Rufus Wainwright's latest CD is Release the Stars
This live streaming concert is a production of NPR Music's All Songs Considered and NPR station WNYC.
Note: Audio for this performance is no longer available at the label's request.
Rufus Wainwright makes richly orchestrated, theatrical pop music inspired by the traditions of cabaret, musicals and opera. His latest CD, Release the Stars, is his most impressively ornate album to date, with 12 new songs that are at once grand and intimate. Wainwright performs selections from his new album in a stunning, two-hour performance from New York's Gramercy Theater, originally webcast live on NPR.org Jun. 9. This streaming concert is a production of NPR Music's All Songs Considered and NPR station WNYC.
Rufus Wainwright is from a family of gifted artists. His parents are folk singers Loudon Wainwright III and Kate McGarrigle. His younger sister, Martha Wainwright is a pop-rock singer-songwriter. As children, Rufus and his sister toured with their mother in the group The McGarrigle Sisters and Family.
Rufus Wainwright released his self-titled, debut solo release in 1998. It was a critical favorite and established his place as a notable artist in his own right, regardless of his family. Release the Stars is his fifth studio album.
When he entered a studio in Germany to record his latest CD, Rufus Wainwright says he planned to produce something spare and subdued, moving away from the lush sounds of his previous albums. But once he started, he couldn't silence the symphony in his head.
"Some people go to Berlin to get more cutting edge, I went and started wearing lederhosen and going to visit baroque palaces," Wainwright says. "The Germany I was enthused with was more old fashioned and kind of romantic. I just got there, and the next thing you know, I had this huge gilded album. It was kind of an amazing experience because I didn't intend it to be that way."
For previous albums, Rufus Wainwright has collaborated with producers like Jon Brion (Fiona Apple, Sam Phillips) and Ethan Johns (Ray LaMontagne, Kings of Leon). But Release the Stars is the first record he's produced himself.
"In retrospect I was unwise to think that my lifelong affiliation with operatic curlicues would subside once I was at the helm," Wainwright says. "The record didn't end up being a bare bones affair, but it was important that I had that image in mind. Even though I have some of the biggest moments of my career on this record, there are some of the most intimate moments too."
Rufus Wainwright says Release the Stars is a message for listeners to act on dreams and desires, "to fulfill your destiny... ...to use your good side.
"The album is dedicated to my mother, who during this whole process, had a rather serious operation. That brought home a real sense of urgency about what I want to accomplish. There are feelings around us all the time that we never come into contact with until there is a traumatic experience.
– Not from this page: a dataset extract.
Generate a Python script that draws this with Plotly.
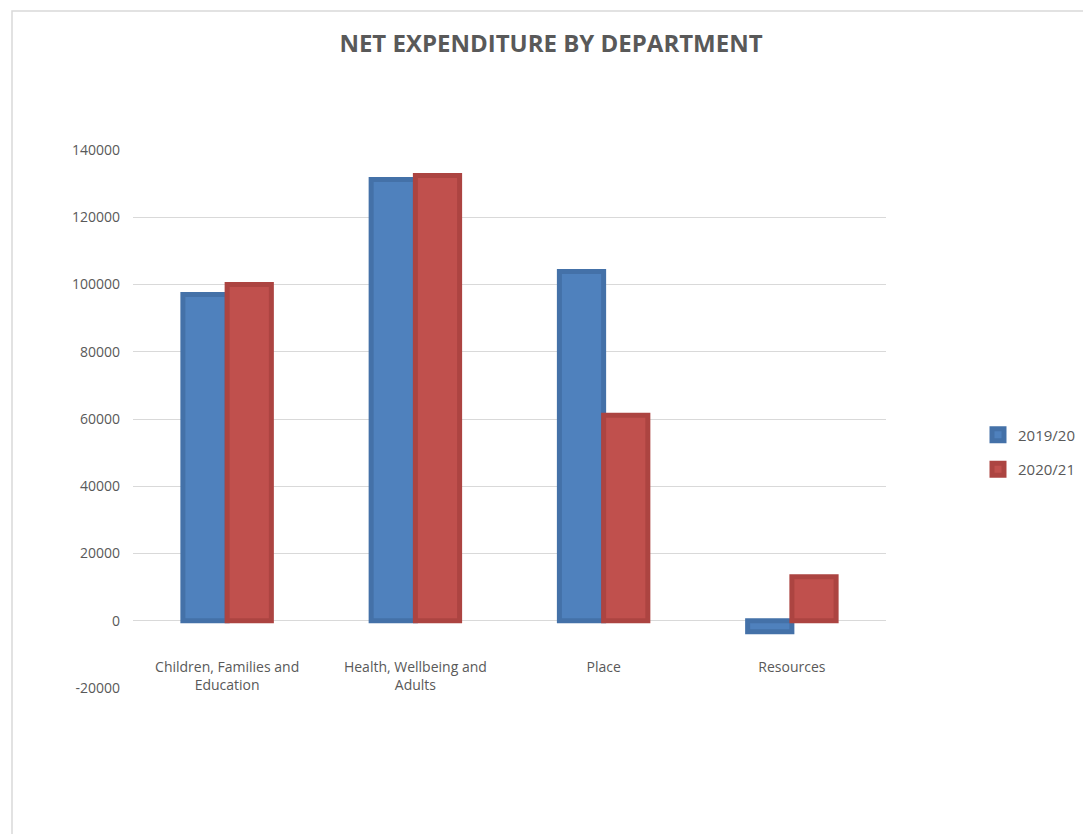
import plotly.graph_objects as go

categories = ["Children, Families and<br>Education", "Health, Wellbeing and<br>Adults", "Place", "Resources"]
series_names = ["2019/20", "2020/21"]
values_2019 = [97000, 131200, 103900, -3300]
values_2020 = [100000, 132400, 61100, 13100]
y_ticks = [-20000, 0, 20000, 40000, 60000, 80000, 100000, 120000, 140000]
y_tick_labels = [str(v) if v >= 0 else "-" + str(-v) for v in y_ticks]

fills = ["#4F81BD", "#C0504D"]
edges = ["#4471A8", "#AC4441"]

fig = go.Figure()
for i, (name, vals) in enumerate(zip(series_names, [values_2019, values_2020])):
    fig.add_trace(go.Bar(
        x=categories, y=vals, name=name,
        marker=dict(color=fills[i], line=dict(color=edges[i], width=5)),
        legendgroup=name,
    ))

L, R, T, B = 133, 197, 150, 146
fig.update_layout(
    width=1083, height=834,
    margin=dict(l=L, r=R, t=T, b=B, autoexpand=False),
    paper_bgcolor="white", plot_bgcolor="white",
    barmode="group", bargap=0.53, bargroupgap=0,
    font=dict(family="Open Sans, Liberation Sans, sans-serif", size=14, color="#595959"),
    title=dict(text="<b>NET EXPENDITURE BY DEPARTMENT</b>", x=551 / 1083, xanchor="center",
               y=1 - 44 / 834, yanchor="middle", yref="container", xref="container",
               font=dict(size=24, color="#595959")),
    yaxis=dict(range=[-20000, 140000], tickvals=y_ticks, ticktext=y_tick_labels, showgrid=True,
               gridcolor="#D9D9D9", gridwidth=1, zeroline=True, zerolinecolor="#D9D9D9",
               zerolinewidth=1, showline=False, ticks="", ticklabelstandoff=12,
               tickfont=dict(size=14, color="#595959")),
    xaxis=dict(anchor="free", position=0.125, showline=False, ticks="",
               showgrid=False, ticklabelstandoff=36,
               tickfont=dict(size=14, color="#595959")),
    legend=dict(xref="container", x=978 / 1083, xanchor="left",
                yref="container", y=1 - 452 / 834, yanchor="middle",
                tracegroupgap=12, font=dict(size=15, color="#595959"),
                itemwidth=30),
    showlegend=True,
)
pw = 1083 - L - R
ph = 834 - T - B
fig.add_shape(type="rect", xref="paper", yref="paper",
              x0=(12 - L) / pw, x1=(1100 - L) / pw,
              y0=(688 - 850) / ph, y1=(688 - 11) / ph,
              line=dict(color="#D9D9D9", width=1.5), fillcolor="rgba(0,0,0,0)", layer="below")

fig.write_html("out.html", config={"displayModeBar": False})
with open("out.html", "r", encoding="utf-8") as f:
    html = f.read()
html = html.replace("<head>", "<head><style>html,body{margin:0;padding:0;overflow:hidden;}</style>", 1)
with open("out.html", "w", encoding="utf-8") as f:
    f.write(html)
I went to rehab before Want One and I had this kind of personal inventory situation where I had to recreate myself, go through all these different levels of reconstruction, and that was large, arduous, intense and dramatic. But once my mom had that operation, the other thing looked like a mole hill. The moment something happens to one you love, it's twenty times more intense. You experience pain and enlightenment on a much vaster scale."
This concert is co-hosted by All Songs Considered's Bob Boilen and Jad Abumrad, host and producer of WYNC's Radio Lab.